Mais alors, qui sont ces gaslighters et comment faire pour les reconnaître ? La psychologue le souligne, dans la plupart des cas, ces personnes ne sont pas consciemment motivées par la manipulation.
« N’oublions pas que tout le monde manipule (pour séduire, pour être aimé, écouté…), mais parfois c’est un mécanisme de défense : tu as besoin de moi, donc je ne perdrais jamais ton amour », détaille-t-elle.
Dans ces cas-là, le/la coupable de « décervelage manipulatoire » va user, tantôt d’une étiquette de victime, tantôt d’une étiquette de persécuteur, pour parvenir à ses fins. C’est ainsi qu’on peut les reconnaître : en notant des actions ou des paroles parfois diamétralement opposées.
« Généralement, c’est l’enfant qui a appris à recevoir les choses via cette technique, donc ce mécanisme devient un moyen normal d’obtenir de l’affection et de l’amour« , continue la spécialiste.

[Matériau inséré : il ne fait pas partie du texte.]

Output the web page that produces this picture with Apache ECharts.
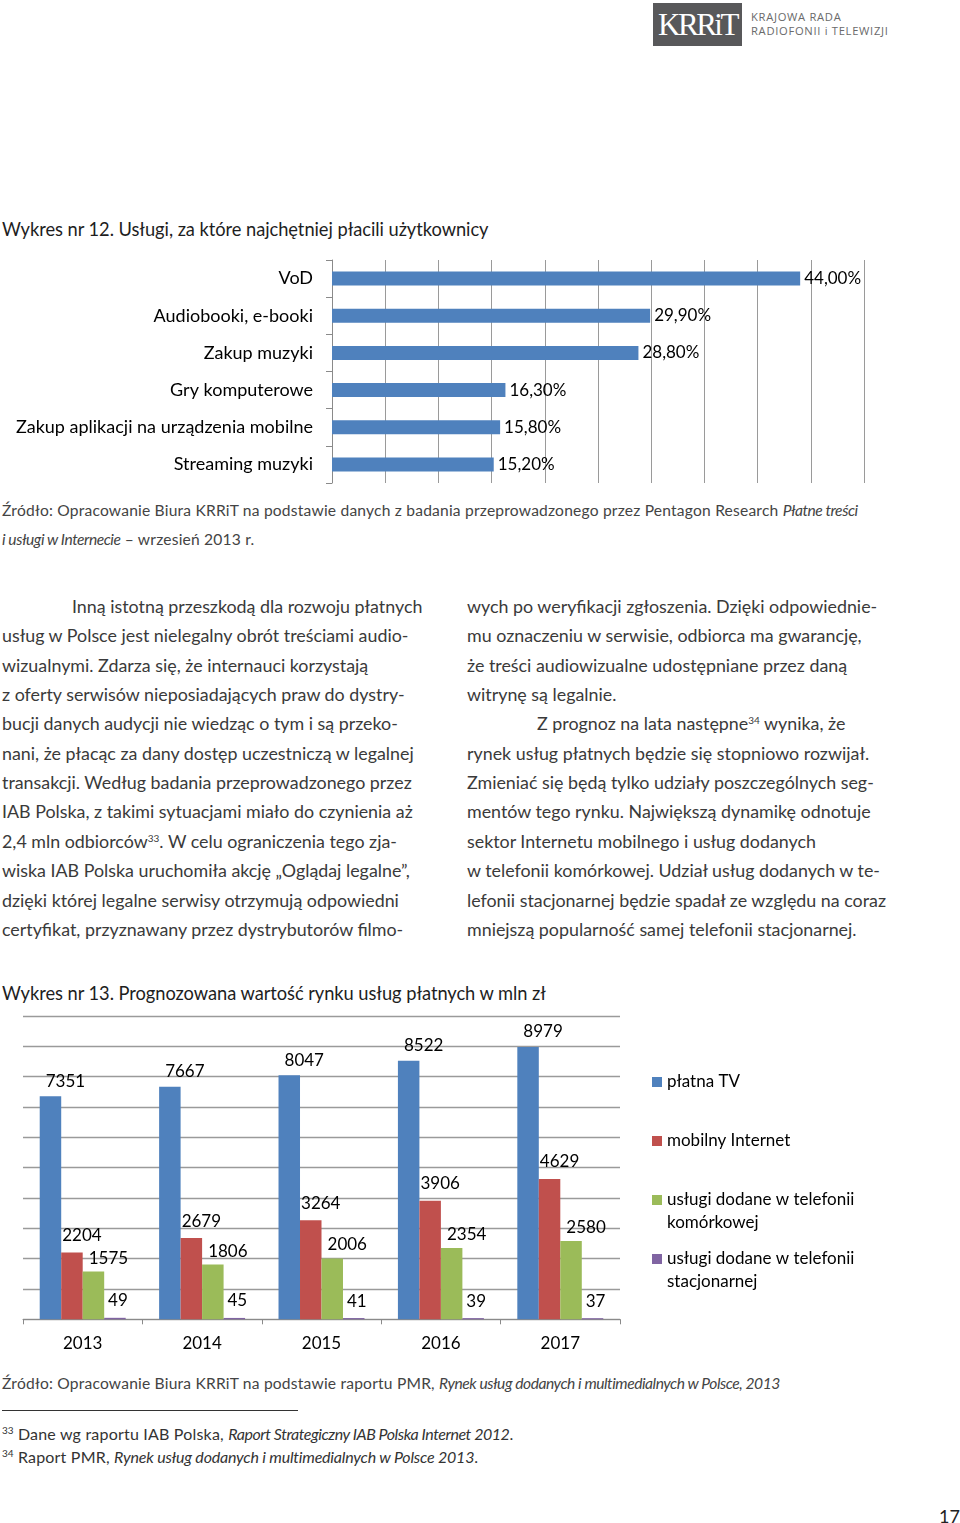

Et si ce dernier n’est pas déconstruit, alors le cercle vicieux continuera. « Si une personne le quitte, il se trouvera facilement une autre proie. L’intérêt, c’est de toujours avoir quelqu’un à manipuler pour se sentir aimé. Sauf qu’on ne gagne pas l’amour, mais au mieux une dépendance », rappelle-t-elle.